-- start --
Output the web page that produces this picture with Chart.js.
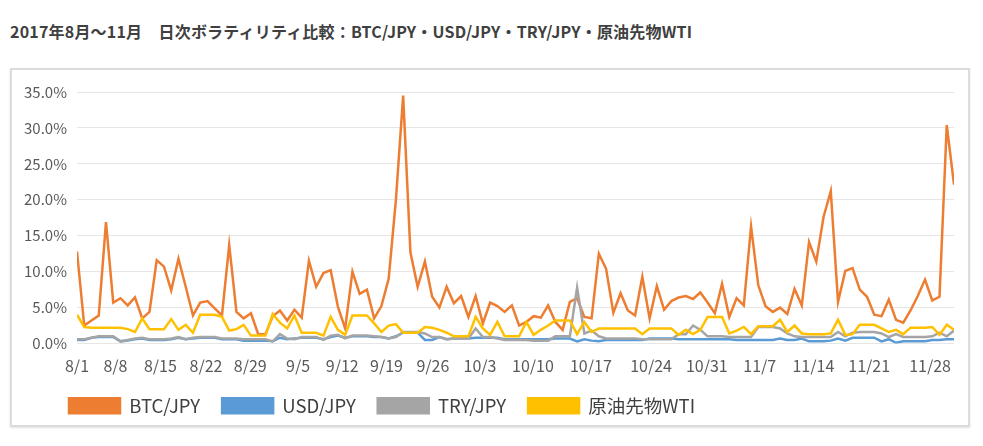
-- end --
-- start --
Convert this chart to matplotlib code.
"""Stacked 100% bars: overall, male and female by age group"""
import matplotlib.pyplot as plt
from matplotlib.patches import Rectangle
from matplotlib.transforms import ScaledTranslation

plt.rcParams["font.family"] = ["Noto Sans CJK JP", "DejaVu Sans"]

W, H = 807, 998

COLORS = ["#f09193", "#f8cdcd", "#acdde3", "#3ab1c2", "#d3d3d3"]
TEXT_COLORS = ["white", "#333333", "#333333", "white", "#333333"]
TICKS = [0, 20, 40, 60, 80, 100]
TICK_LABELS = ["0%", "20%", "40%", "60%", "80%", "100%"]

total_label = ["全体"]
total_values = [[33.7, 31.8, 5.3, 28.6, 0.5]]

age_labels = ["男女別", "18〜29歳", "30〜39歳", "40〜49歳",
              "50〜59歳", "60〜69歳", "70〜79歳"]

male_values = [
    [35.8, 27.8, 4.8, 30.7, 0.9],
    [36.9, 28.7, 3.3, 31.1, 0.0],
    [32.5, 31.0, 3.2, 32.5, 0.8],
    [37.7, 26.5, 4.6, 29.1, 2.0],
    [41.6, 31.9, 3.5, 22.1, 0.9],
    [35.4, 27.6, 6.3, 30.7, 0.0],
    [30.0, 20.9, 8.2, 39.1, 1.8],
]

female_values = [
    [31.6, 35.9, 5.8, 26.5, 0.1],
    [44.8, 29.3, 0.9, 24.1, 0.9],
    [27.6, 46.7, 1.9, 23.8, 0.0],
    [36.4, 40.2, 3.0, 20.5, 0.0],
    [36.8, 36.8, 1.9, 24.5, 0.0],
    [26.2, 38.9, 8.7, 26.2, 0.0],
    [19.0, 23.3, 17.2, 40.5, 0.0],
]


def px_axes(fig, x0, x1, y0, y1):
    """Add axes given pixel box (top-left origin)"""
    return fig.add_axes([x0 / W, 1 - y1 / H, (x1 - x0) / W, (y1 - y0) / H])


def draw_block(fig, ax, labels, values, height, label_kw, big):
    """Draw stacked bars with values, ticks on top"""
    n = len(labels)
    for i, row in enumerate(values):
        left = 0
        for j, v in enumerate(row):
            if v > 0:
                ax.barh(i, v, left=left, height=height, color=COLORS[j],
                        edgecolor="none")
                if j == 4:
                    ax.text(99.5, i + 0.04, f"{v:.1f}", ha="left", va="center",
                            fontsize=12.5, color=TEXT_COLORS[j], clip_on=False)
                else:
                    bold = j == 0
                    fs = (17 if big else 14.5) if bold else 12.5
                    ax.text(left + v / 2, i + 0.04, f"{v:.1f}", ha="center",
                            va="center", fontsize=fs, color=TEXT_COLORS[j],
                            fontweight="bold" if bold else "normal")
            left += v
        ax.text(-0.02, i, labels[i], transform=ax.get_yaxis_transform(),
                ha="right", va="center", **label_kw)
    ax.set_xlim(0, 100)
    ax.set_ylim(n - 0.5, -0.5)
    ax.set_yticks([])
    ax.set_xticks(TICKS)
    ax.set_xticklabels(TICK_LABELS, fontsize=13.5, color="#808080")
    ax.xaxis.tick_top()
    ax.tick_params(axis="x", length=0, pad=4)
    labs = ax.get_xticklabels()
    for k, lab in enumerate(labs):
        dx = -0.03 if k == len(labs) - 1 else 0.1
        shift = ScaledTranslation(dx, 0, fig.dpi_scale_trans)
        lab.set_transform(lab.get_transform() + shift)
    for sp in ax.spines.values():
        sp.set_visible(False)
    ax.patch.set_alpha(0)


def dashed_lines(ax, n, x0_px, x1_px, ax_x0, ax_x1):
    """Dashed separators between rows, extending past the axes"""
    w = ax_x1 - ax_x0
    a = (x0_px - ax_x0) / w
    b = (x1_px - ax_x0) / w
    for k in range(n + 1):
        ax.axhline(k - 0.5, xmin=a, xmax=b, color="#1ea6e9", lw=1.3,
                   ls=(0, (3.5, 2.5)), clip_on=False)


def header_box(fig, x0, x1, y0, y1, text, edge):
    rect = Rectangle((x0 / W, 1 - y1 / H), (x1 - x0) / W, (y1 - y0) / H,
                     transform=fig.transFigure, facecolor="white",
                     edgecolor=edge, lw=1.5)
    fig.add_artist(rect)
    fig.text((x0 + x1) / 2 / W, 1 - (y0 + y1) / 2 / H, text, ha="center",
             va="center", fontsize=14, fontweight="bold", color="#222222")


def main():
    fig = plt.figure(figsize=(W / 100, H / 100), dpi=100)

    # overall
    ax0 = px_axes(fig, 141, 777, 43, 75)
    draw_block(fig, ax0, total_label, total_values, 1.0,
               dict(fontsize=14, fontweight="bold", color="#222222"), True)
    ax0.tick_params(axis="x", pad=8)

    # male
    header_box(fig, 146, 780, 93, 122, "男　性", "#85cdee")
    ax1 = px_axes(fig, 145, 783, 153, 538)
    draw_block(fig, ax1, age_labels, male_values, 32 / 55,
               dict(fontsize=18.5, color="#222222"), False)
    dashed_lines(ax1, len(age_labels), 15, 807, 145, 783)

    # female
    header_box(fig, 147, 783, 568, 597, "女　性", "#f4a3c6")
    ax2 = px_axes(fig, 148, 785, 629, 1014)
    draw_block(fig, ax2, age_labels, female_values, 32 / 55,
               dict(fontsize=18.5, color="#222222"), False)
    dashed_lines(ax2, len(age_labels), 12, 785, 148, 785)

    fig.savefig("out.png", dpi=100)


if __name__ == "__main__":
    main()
-- end --
The lines to quote run from the one containing "Convert this chart to matplotlib code." to the one containing "return fig.add_axes([x0 /". Quote them exactly, with both of those lines, and nothing else.

# [Solved exercise]
Convert this chart to matplotlib code.
"""Stacked 100% bars: overall, male and female by age group"""
import matplotlib.pyplot as plt
from matplotlib.patches import Rectangle
from matplotlib.transforms import ScaledTranslation

plt.rcParams["font.family"] = ["Noto Sans CJK JP", "DejaVu Sans"]

W, H = 807, 998

COLORS = ["#f09193", "#f8cdcd", "#acdde3", "#3ab1c2", "#d3d3d3"]
TEXT_COLORS = ["white", "#333333", "#333333", "white", "#333333"]
TICKS = [0, 20, 40, 60, 80, 100]
TICK_LABELS = ["0%", "20%", "40%", "60%", "80%", "100%"]

total_label = ["全体"]
total_values = [[33.7, 31.8, 5.3, 28.6, 0.5]]

age_labels = ["男女別", "18〜29歳", "30〜39歳", "40〜49歳",
              "50〜59歳", "60〜69歳", "70〜79歳"]

male_values = [
    [35.8, 27.8, 4.8, 30.7, 0.9],
    [36.9, 28.7, 3.3, 31.1, 0.0],
    [32.5, 31.0, 3.2, 32.5, 0.8],
    [37.7, 26.5, 4.6, 29.1, 2.0],
    [41.6, 31.9, 3.5, 22.1, 0.9],
    [35.4, 27.6, 6.3, 30.7, 0.0],
    [30.0, 20.9, 8.2, 39.1, 1.8],
]

female_values = [
    [31.6, 35.9, 5.8, 26.5, 0.1],
    [44.8, 29.3, 0.9, 24.1, 0.9],
    [27.6, 46.7, 1.9, 23.8, 0.0],
    [36.4, 40.2, 3.0, 20.5, 0.0],
    [36.8, 36.8, 1.9, 24.5, 0.0],
    [26.2, 38.9, 8.7, 26.2, 0.0],
    [19.0, 23.3, 17.2, 40.5, 0.0],
]


def px_axes(fig, x0, x1, y0, y1):
    """Add axes given pixel box (top-left origin)"""
    return fig.add_axes([x0 / W, 1 - y1 / H, (x1 - x0) / W, (y1 - y0) / H])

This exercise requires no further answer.